Plaintiffs prayed judgment that the contract be forfeited; that defendants and all persons claiming under them be foreclosed of all right, claim, or equity in the property; that plaintiffs be put in possession of the property; and that plaintiffs have judgment against the defendants for $500 attorney’s fee and costs. To the complaint the defendants filed a general demurrer. The demurrer was overruled. Thereupon defendants answered and later filed an amended answer. In their answer defendants admitted the execution of the contract and denied generally the other allegations of the complaint. As a further answer and counterclaim defendants alleged that the Leones had procured the contract by misrepresentation and fraud; that, in negotiating the contract, one George W. Kitchens was employed by defendants to represent them, although he had, unknown to defendants, been employed and paid by plaintiffs to represent them; that theretofore the defendants had brought suit against the plaintiffs to rescind the contract sued upon by plaintiffs in this suit; that in the suit so brought a trial was had, judgment entered, and appeal taken to this court, and the judgment of the trial court affirmed; that in the former suit the defendants in the present suit had been denied the right to rescind the contract. Copies of the pleadings, findings of fact, conclusions of law, and decree of the trial court, and the opinion of this court in the former suit were attached to and made a part of defendants’ answer^ Plaintiffs demurred to defendants’ answer and also filed a motion to strike from the answer all of the allegations with respect to the former suit and the proceedings had therein.
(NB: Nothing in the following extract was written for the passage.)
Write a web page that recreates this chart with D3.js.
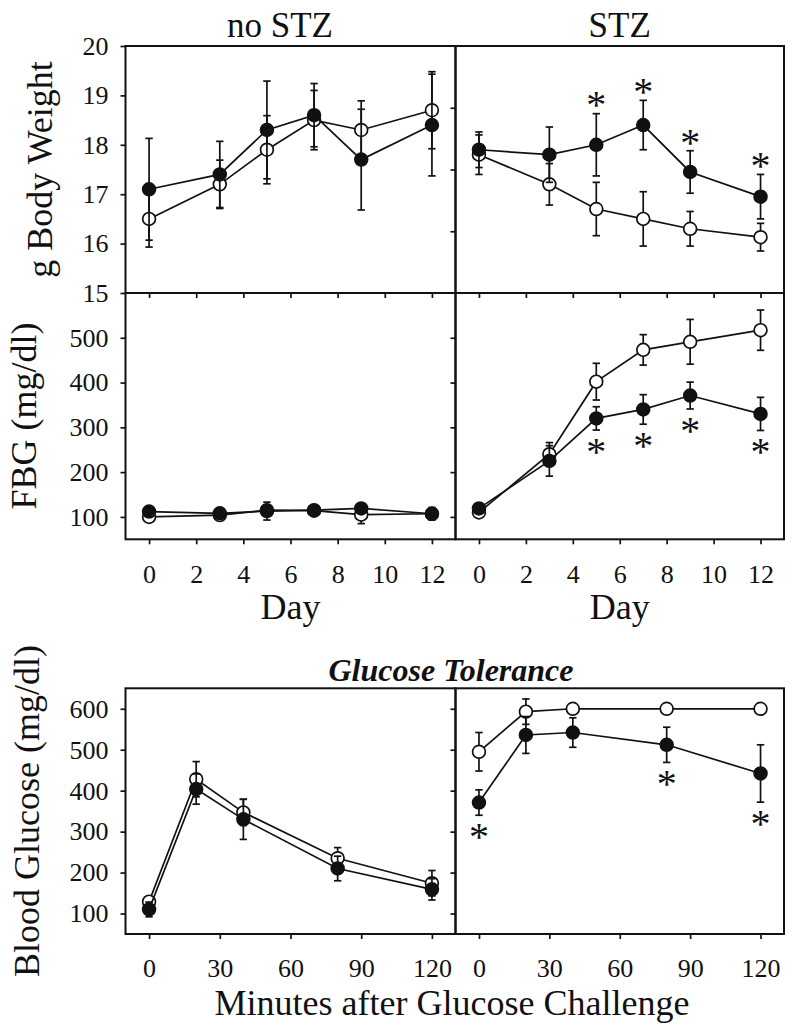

The demurrer was overruled; the motion to stike was granted. Thereafter de *421 fendants filed a supplemental answer and supplemental counterclaim in which they again alleged that the contract sued upon had been procured by fraud and misrepresentation practiced upon them by the plaintiffs, and that the real estate agent who negotiated the contract, although employed and paid by the defendants, represented the plaintiffs and assisted them in perpetrating the fraud complained of. Plaintiffs replied to the answer. In their reply plaintiffs admit the allegations which, upon their motion, had theretofore been stricken from defendants’ answer.

Upon such pleadings a trial was had to the court sitting without a jury. The evidence showed without conflict that the Zunigas were in default in the payment of installments as alleged, and that George W. Kitchens was employed as alleged by plaintiffs and defendants. The pleadings, findings of fact, conclusions of law, decree, and opinion of this court in the former suit were all received in evidence without objection.

Appellants assign numerous errors, only a few of which need be discussed. The order overruling defendants’ demurrer to plaintiffs’ complaint is assigned as error.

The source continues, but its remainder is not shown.